Wellbeing
The secret skills your child needs to succeed
Children with strong social skills have been shown to do better in life. The ability to navigate the world socially (what’s known as social and emotional intelligence or EQ) often matters more for lifetime success than how smart our kids are!
But what are social skills, and what developmental milestones should we expect our children to reach… and when?
Social Skills
Social skills are about so much more than the ability to talk and learn language. Communication is critical for social success and the psychological immunity it brings. But there is much more to real resilience and immunity. Skills like self-awareness, impulse control, emotional regulation, conflict resolution, and the ability to communicate clearly: these are qualities that lead to flourishing relationships, academic success, and most of what else predicts great outcomes in life.
How to help
Here are some simple tips and tricks to help your child share more easily, be more confident around other children or adults, or navigate those tricky social situations that we all struggle with.
Empathy, empathy, empathy: Research tells us pretty clearly that the more empathic we can be, the more likely it is that our children will be empathic.
Be a model: Our children watch and learn from us.
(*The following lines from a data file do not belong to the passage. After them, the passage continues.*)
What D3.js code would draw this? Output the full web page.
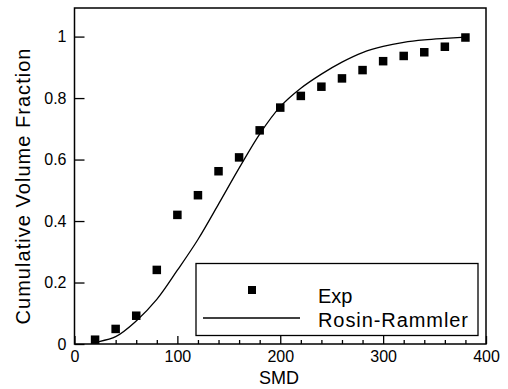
<!DOCTYPE html>
<html>
<head>
<meta charset="utf-8">
<script src="https://cdn.jsdelivr.net/npm/d3@7"></script>
<style>
  body { margin: 0; background: #fff; }
  svg { display: block; font-family: 'Liberation Sans', Arial, sans-serif; }
</style>
</head>
<body>
<svg id="svg" width="508" height="389"></svg>
<script>
// measured points (Exp)
const expSmd = [20, 40, 60, 80, 100, 120, 140, 160, 180, 200, 220, 240, 260, 280, 300, 320, 340, 360, 380]
const expFrac = [0.014, 0.049, 0.092, 0.241, 0.42, 0.484, 0.562, 0.607, 0.695, 0.769, 0.807, 0.837, 0.864, 0.891, 0.92, 0.937, 0.949, 0.967, 0.997]

// Rosin-Rammler curve
const rrSmd = [18, 20, 40, 60, 80, 100, 120, 140, 160, 180, 200, 220, 240, 260, 280, 300, 320, 340, 360, 380]
const rrFrac = [0.003, 0.005, 0.024, 0.075, 0.145, 0.24, 0.34, 0.455, 0.572, 0.683, 0.772, 0.832, 0.878, 0.917, 0.948, 0.968, 0.981, 0.989, 0.994, 0.998]

const xTicks = [0, 100, 200, 300, 400]
const xMinorTicks = [20, 40, 60, 80, 120, 140, 160, 180, 220, 240, 260, 280, 320, 340, 360, 380]
const yTicks = [0, 0.2, 0.4, 0.6, 0.8, 1]
const yTickLabels = ['0', '0.2', '0.4', '0.6', '0.8', '1']

const seriesNames = ['Exp', 'Rosin-Rammler']

const svg = d3.select('#svg')

const xScale = d3.scaleLinear()
  .domain([0, 400])
  .range([74.5, 486])

const yScale = d3.scaleLinear()
  .domain([0, 1.093])
  .range([344, 8])

const exp = expSmd.map((x, i) => ({ x, y: expFrac[i] }))
const rr = rrSmd.map((x, i) => ({ x, y: rrFrac[i] }))

// minor x ticks
svg.append('g')
  .attr('transform', 'translate(0, 344)')
  .call(d3.axisBottom(xScale).tickValues(xMinorTicks).tickSize(-4).tickSizeOuter(0).tickFormat(''))
  .call(g => g.select('.domain').remove())
  .call(g => g.selectAll('line').attr('stroke', '#000').attr('stroke-width', 1.3))

// major x ticks
svg.append('g')
  .attr('transform', 'translate(0, 344)')
  .call(d3.axisBottom(xScale).tickValues(xTicks).tickSize(-8).tickSizeOuter(0).tickPadding(7))
  .call(g => g.select('.domain').remove())
  .call(g => g.selectAll('line').attr('stroke', '#000').attr('stroke-width', 1.3))
  .call(g => g.selectAll('text').attr('font-size', 16).attr('fill', '#000').attr('font-family', "'Liberation Sans', Arial, sans-serif"))

svg.append('g')
  .attr('transform', 'translate(74.5, 0)')
  .call(d3.axisLeft(yScale).tickValues(yTicks).tickSize(-10).tickSizeOuter(0).tickPadding(8)
    .tickFormat((d, i) => yTickLabels[i]))
  .call(g => g.select('.domain').remove())
  .call(g => g.selectAll('line').attr('stroke', '#000').attr('stroke-width', 1.3))
  .call(g => g.selectAll('text').attr('font-size', 16).attr('fill', '#000').attr('font-family', "'Liberation Sans', Arial, sans-serif"))

// frame
svg.append('rect')
  .attr('x', xScale(0))
  .attr('y', yScale(1.093))
  .attr('width', xScale(400) - xScale(0))
  .attr('height', yScale(0) - yScale(1.093))
  .attr('fill', 'none')
  .attr('stroke', '#000')
  .attr('stroke-width', 1.5)

const lineGen = d3.line()
  .x(d => xScale(d.x))
  .y(d => yScale(d.y))
  .curve(d3.curveCatmullRom)

svg.append('path')
  .attr('d', lineGen(rr))
  .attr('fill', 'none')
  .attr('stroke', '#000')
  .attr('stroke-width', 1.3)

const sq = 8.5
svg.append('g')
  .selectAll('rect')
  .data(exp)
  .join('rect')
  .attr('x', d => xScale(d.x) - sq / 2)
  .attr('y', d => yScale(d.y) - sq / 2)
  .attr('width', sq)
  .attr('height', sq)
  .attr('fill', '#000')

// axis titles
svg.append('text')
  .attr('x', 279)
  .attr('y', 384)
  .attr('text-anchor', 'middle')
  .attr('font-size', 18)
  .text('SMD')

svg.append('text')
  .attr('transform', 'translate(29.5, 186.5) rotate(-90)')
  .attr('text-anchor', 'middle')
  .attr('font-size', 20)
  .attr('textLength', 276)
  .text('Cumulative Volume Fraction')

// legend
const legend = svg.append('g')
legend.append('rect')
  .attr('x', 196)
  .attr('y', 263.5)
  .attr('width', 282)
  .attr('height', 72)
  .attr('fill', '#fff')
  .attr('stroke', '#000')
  .attr('stroke-width', 1.3)

legend.append('rect')
  .attr('x', 252 - 4)
  .attr('y', 290 - 4)
  .attr('width', 8)
  .attr('height', 8)
  .attr('fill', '#000')

legend.append('line')
  .attr('x1', 203)
  .attr('x2', 300)
  .attr('y1', 318)
  .attr('y2', 318)
  .attr('stroke', '#000')
  .attr('stroke-width', 1.3)

legend.append('text')
  .attr('x', 318)
  .attr('y', 302.5)
  .attr('font-size', 20)
  .text(seriesNames[0])

legend.append('text')
  .attr('x', 318)
  .attr('y', 327)
  .attr('font-size', 20)
  .attr('textLength', 150)
  .text(seriesNames[1])
</script>
</body>
</html>
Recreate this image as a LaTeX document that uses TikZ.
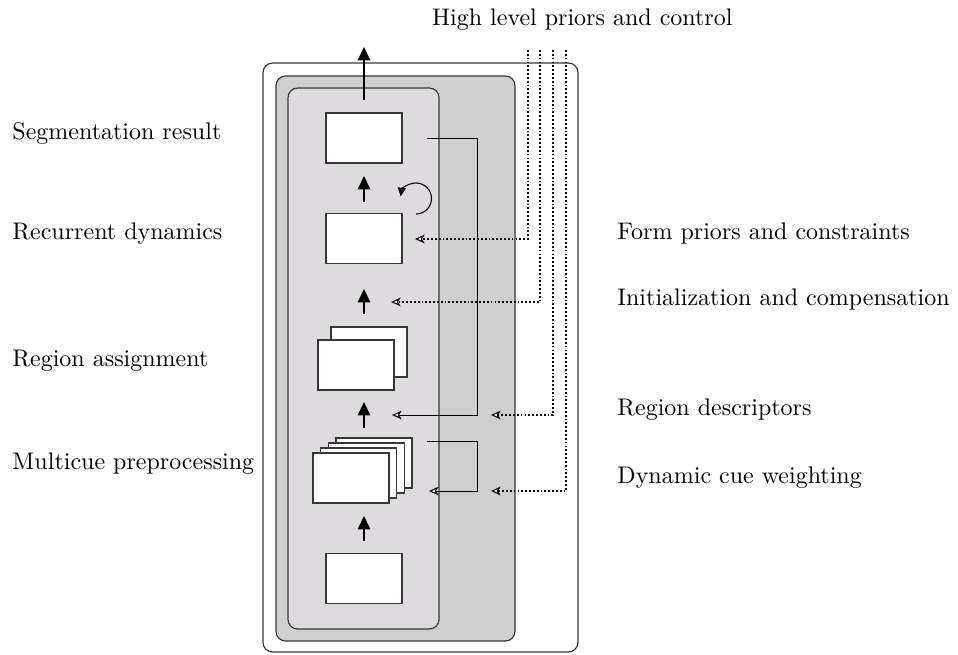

How we speak to them (and others) and how we interact with them (and others) is the example they’ll follow as they grow. They’ll be terribly imperfect in their early years, but your modelling is important as an example.
Be an emotion scientist: If you can be an example with your own emotions, and then be curious about your children’s emotional world, they’ll learn that emotions are to be discovered, understood, accepted, and regulated. They’ll learn that if you’re ok with emotions, they can be too. Being understanding of emotions helps our children know that their feelings are a normal part of being human. (Note, this doesn’t mean letting kids have huge emotions whenever they feel like it. Instead, it means teaching them about their emotions and helping them learn to regulate them.)
Identify emotions in friends: When your child takes turns, point out how happy the other child is. Ask them, “How did Liam feel when you let him have a turn?” You could read a book and ask, “How does this person feel when that happens?” This teaches emotional intelligence and empathy quickly and effectively. Start as early as you can.